**Recorded data:**
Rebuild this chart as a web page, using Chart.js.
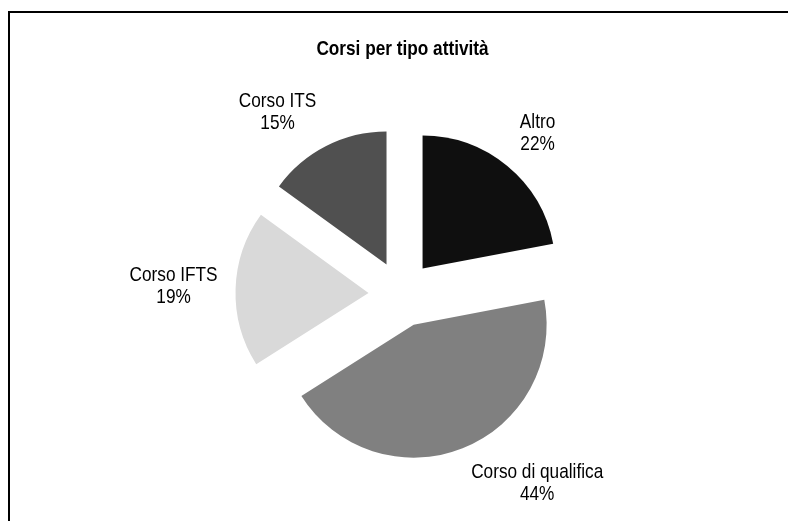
<!DOCTYPE html>
<html>
<head>
<meta charset="utf-8">
<script src="https://cdn.jsdelivr.net/npm/chart.js@4"></script>
<style>
  html, body { margin: 0; padding: 0; background: #ffffff; }
  #wrap { width: 788px; height: 521px; position: relative; }
</style>
</head>
<body>
<div id="wrap"><canvas id="c" width="788" height="521"></canvas></div>
<script>
// ---- data ----
const chartTitle = 'Corsi per tipo attività';
const categories = ['Altro', 'Corso di qualifica', 'Corso IFTS', 'Corso ITS'];
const values = [22, 44, 19, 15];
const sliceColors = ['#0f0f0f', '#808080', '#d9d9d9', '#505050'];

// ---- style constants ----
const EXPLODE = 33;     // px each slice is pulled out
const LABEL_GAP = 15;   // px between slice edge and label box
const LABEL_PAD = 3;
const LINE_H = 22;
const FONT_SIZE = 21;

function pickFont(ctx) {
  ctx.font = FONT_SIZE + 'px monospace';
  const mono = ctx.measureText('Corso di qualifica').width;
  ctx.font = FONT_SIZE + "px 'Liberation Sans Narrow', monospace";
  const narrow = ctx.measureText('Corso di qualifica').width;
  if (Math.abs(mono - narrow) > 0.5) return { family: "'Liberation Sans Narrow'", sx: 1 };
  return { family: "'Liberation Sans', Arial, sans-serif", sx: 0.82 };
}

const explodePlugin = {
  id: 'explode',
  afterDatasetsUpdate(chart) {
    const meta = chart.getDatasetMeta(0);
    meta.data.forEach(arc => {
      const mid = (arc.startAngle + arc.endAngle) / 2;
      arc.x += Math.cos(mid) * EXPLODE;
      arc.y += Math.sin(mid) * EXPLODE;
    });
  }
};

const decorPlugin = {
  id: 'decor',
  afterDraw(chart) {
    const ctx = chart.ctx;
    const f = pickFont(ctx);
    ctx.save();
    // frame
    ctx.fillStyle = '#000';
    ctx.fillRect(8, 11, 2, 510);
    ctx.fillRect(8, 11, 780, 2);

    // title
    ctx.save();
    ctx.translate(402.5, 49);
    ctx.scale(f.sx, 1);
    ctx.font = 'bold ' + FONT_SIZE + 'px ' + f.family;
    ctx.textAlign = 'center';
    ctx.textBaseline = 'middle';
    ctx.fillStyle = '#000';
    ctx.fillText(chartTitle, 0, 0);
    ctx.restore();

    // labels
    const meta = chart.getDatasetMeta(0);
    const total = values.reduce((a, b) => a + b, 0);
    ctx.font = FONT_SIZE + 'px ' + f.family;
    meta.data.forEach((arc, i) => {
      const mid = (arc.startAngle + arc.endAngle) / 2;
      const cx = Math.cos(mid), cy = Math.sin(mid);
      const lines = [categories[i], Math.round(values[i] / total * 100) + '%'];
      const w = Math.max(...lines.map(t => ctx.measureText(t).width)) * f.sx + 2 * LABEL_PAD;
      const h = lines.length * FONT_SIZE;
      const R = arc.outerRadius + LABEL_GAP;
      const px = arc.x + R * cx, py = arc.y + R * cy;
      const sxn = Math.max(-1, Math.min(1, 3 * cx));
      const syn = Math.max(-1, Math.min(1, 3 * cy));
      const bx = px + sxn * w / 2, by = py + syn * h / 2;
      lines.forEach((t, k) => {
        ctx.save();
        ctx.translate(bx, by + (k - (lines.length - 1) / 2) * LINE_H);
        ctx.scale(f.sx, 1);
        ctx.textAlign = 'center';
        ctx.textBaseline = 'middle';
        ctx.fillStyle = '#000';
        ctx.fillText(t, 0, 0);
        ctx.restore();
      });
    });
    ctx.restore();
  }
};

new Chart(document.getElementById('c'), {
  type: 'pie',
  data: {
    labels: categories,
    datasets: [{
      data: values,
      backgroundColor: sliceColors,
      borderWidth: 0
    }]
  },
  options: {
    responsive: false,
    animation: false,
    events: [],
    layout: { padding: { top: 161, bottom: 94, left: 150, right: 135 } },
    plugins: {
      legend: { display: false },
      tooltip: { enabled: false },
      title: { display: false }
    }
  },
  plugins: [explodePlugin, decorPlugin]
});
</script>
</body>
</html>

**Your objective:** Output exactly the span of lines from the top of the listing through the line holding "['#0f0f0f', '#808080', '#d9d9d9', '#505050'];", and leave every picture out.

**Final result:**
Rebuild this chart as a web page, using Chart.js.
<!DOCTYPE html>
<html>
<head>
<meta charset="utf-8">
<script src="https://cdn.jsdelivr.net/npm/chart.js@4"></script>
<style>
  html, body { margin: 0; padding: 0; background: #ffffff; }
  #wrap { width: 788px; height: 521px; position: relative; }
</style>
</head>
<body>
<div id="wrap"><canvas id="c" width="788" height="521"></canvas></div>
<script>
// ---- data ----
const chartTitle = 'Corsi per tipo attività';
const categories = ['Altro', 'Corso di qualifica', 'Corso IFTS', 'Corso ITS'];
const values = [22, 44, 19, 15];
const sliceColors = ['#0f0f0f', '#808080', '#d9d9d9', '#505050'];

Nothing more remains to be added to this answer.